Given data:
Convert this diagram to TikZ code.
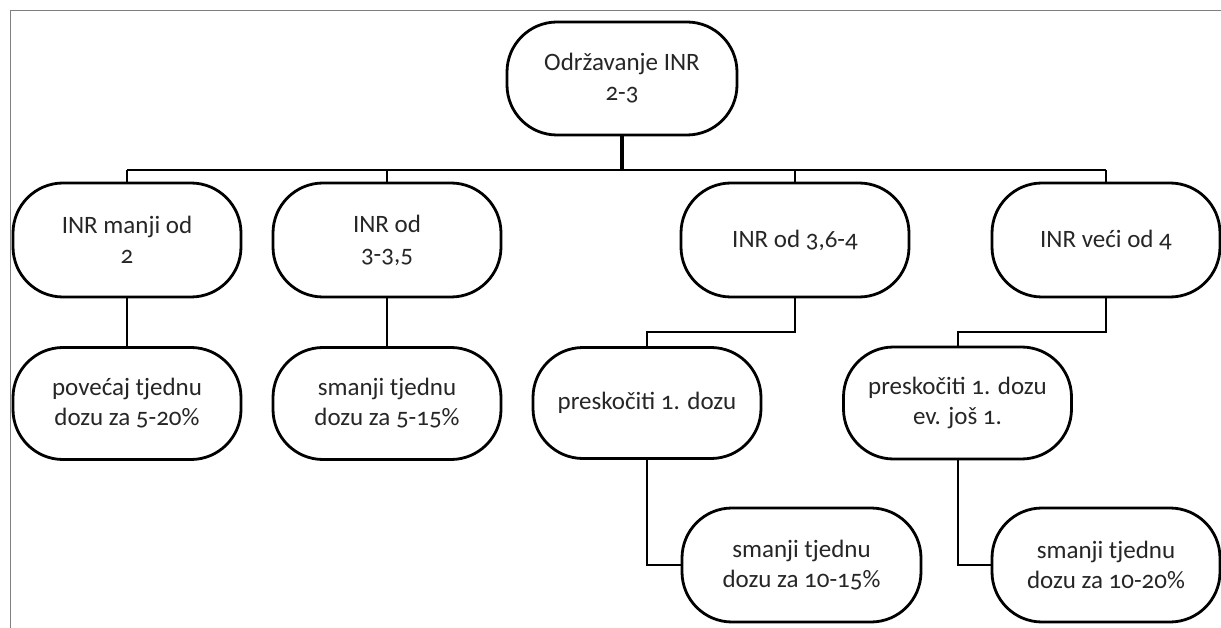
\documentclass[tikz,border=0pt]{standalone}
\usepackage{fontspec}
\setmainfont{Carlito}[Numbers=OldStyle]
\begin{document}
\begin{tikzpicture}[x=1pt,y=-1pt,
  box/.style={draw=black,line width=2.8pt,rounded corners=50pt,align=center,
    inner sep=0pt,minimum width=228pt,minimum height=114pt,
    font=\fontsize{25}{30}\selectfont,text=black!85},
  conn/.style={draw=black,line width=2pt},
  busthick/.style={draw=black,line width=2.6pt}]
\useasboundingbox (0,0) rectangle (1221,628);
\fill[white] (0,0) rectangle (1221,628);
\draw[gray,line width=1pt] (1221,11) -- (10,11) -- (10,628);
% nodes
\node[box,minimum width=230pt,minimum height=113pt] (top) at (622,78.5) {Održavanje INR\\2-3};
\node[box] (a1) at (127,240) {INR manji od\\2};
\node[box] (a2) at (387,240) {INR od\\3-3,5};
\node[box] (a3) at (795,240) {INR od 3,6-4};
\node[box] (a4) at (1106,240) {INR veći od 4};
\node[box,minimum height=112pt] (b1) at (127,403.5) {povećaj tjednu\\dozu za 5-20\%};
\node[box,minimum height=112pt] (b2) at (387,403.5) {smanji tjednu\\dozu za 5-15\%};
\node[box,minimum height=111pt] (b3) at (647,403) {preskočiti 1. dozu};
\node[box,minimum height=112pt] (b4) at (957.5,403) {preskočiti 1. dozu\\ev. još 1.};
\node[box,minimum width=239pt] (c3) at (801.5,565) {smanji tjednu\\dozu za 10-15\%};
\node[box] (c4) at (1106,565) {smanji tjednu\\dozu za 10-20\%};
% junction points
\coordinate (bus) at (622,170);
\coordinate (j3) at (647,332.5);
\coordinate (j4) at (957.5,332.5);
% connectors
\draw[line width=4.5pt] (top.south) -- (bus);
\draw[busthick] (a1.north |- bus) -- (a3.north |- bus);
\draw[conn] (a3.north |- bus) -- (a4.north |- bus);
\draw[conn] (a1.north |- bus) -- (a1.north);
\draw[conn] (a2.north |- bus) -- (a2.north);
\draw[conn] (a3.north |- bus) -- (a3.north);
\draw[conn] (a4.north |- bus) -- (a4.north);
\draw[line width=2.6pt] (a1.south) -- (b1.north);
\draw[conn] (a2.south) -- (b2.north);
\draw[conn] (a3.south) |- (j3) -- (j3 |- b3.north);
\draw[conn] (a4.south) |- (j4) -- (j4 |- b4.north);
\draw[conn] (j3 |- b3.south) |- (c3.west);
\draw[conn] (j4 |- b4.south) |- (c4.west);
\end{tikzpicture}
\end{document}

Stated exercise:
Drop the images and repeat the data exactly.

Worked answer:
Convert this diagram to TikZ code.
\documentclass[tikz,border=0pt]{standalone}
\usepackage{fontspec}
\setmainfont{Carlito}[Numbers=OldStyle]
\begin{document}
\begin{tikzpicture}[x=1pt,y=-1pt,
  box/.style={draw=black,line width=2.8pt,rounded corners=50pt,align=center,
    inner sep=0pt,minimum width=228pt,minimum height=114pt,
    font=\fontsize{25}{30}\selectfont,text=black!85},
  conn/.style={draw=black,line width=2pt},
  busthick/.style={draw=black,line width=2.6pt}]
\useasboundingbox (0,0) rectangle (1221,628);
\fill[white] (0,0) rectangle (1221,628);
\draw[gray,line width=1pt] (1221,11) -- (10,11) -- (10,628);
% nodes
\node[box,minimum width=230pt,minimum height=113pt] (top) at (622,78.5) {Održavanje INR\\2-3};
\node[box] (a1) at (127,240) {INR manji od\\2};
\node[box] (a2) at (387,240) {INR od\\3-3,5};
\node[box] (a3) at (795,240) {INR od 3,6-4};
\node[box] (a4) at (1106,240) {INR veći od 4};
\node[box,minimum height=112pt] (b1) at (127,403.5) {povećaj tjednu\\dozu za 5-20\%};
\node[box,minimum height=112pt] (b2) at (387,403.5) {smanji tjednu\\dozu za 5-15\%};
\node[box,minimum height=111pt] (b3) at (647,403) {preskočiti 1. dozu};
\node[box,minimum height=112pt] (b4) at (957.5,403) {preskočiti 1. dozu\\ev. još 1.};
\node[box,minimum width=239pt] (c3) at (801.5,565) {smanji tjednu\\dozu za 10-15\%};
\node[box] (c4) at (1106,565) {smanji tjednu\\dozu za 10-20\%};
% junction points
\coordinate (bus) at (622,170);
\coordinate (j3) at (647,332.5);
\coordinate (j4) at (957.5,332.5);
% connectors
\draw[line width=4.5pt] (top.south) -- (bus);
\draw[busthick] (a1.north |- bus) -- (a3.north |- bus);
\draw[conn] (a3.north |- bus) -- (a4.north |- bus);
\draw[conn] (a1.north |- bus) -- (a1.north);
\draw[conn] (a2.north |- bus) -- (a2.north);
\draw[conn] (a3.north |- bus) -- (a3.north);
\draw[conn] (a4.north |- bus) -- (a4.north);
\draw[line width=2.6pt] (a1.south) -- (b1.north);
\draw[conn] (a2.south) -- (b2.north);
\draw[conn] (a3.south) |- (j3) -- (j3 |- b3.north);
\draw[conn] (a4.south) |- (j4) -- (j4 |- b4.north);
\draw[conn] (j3 |- b3.south) |- (c3.west);
\draw[conn] (j4 |- b4.south) |- (c4.west);
\end{tikzpicture}
\end{document}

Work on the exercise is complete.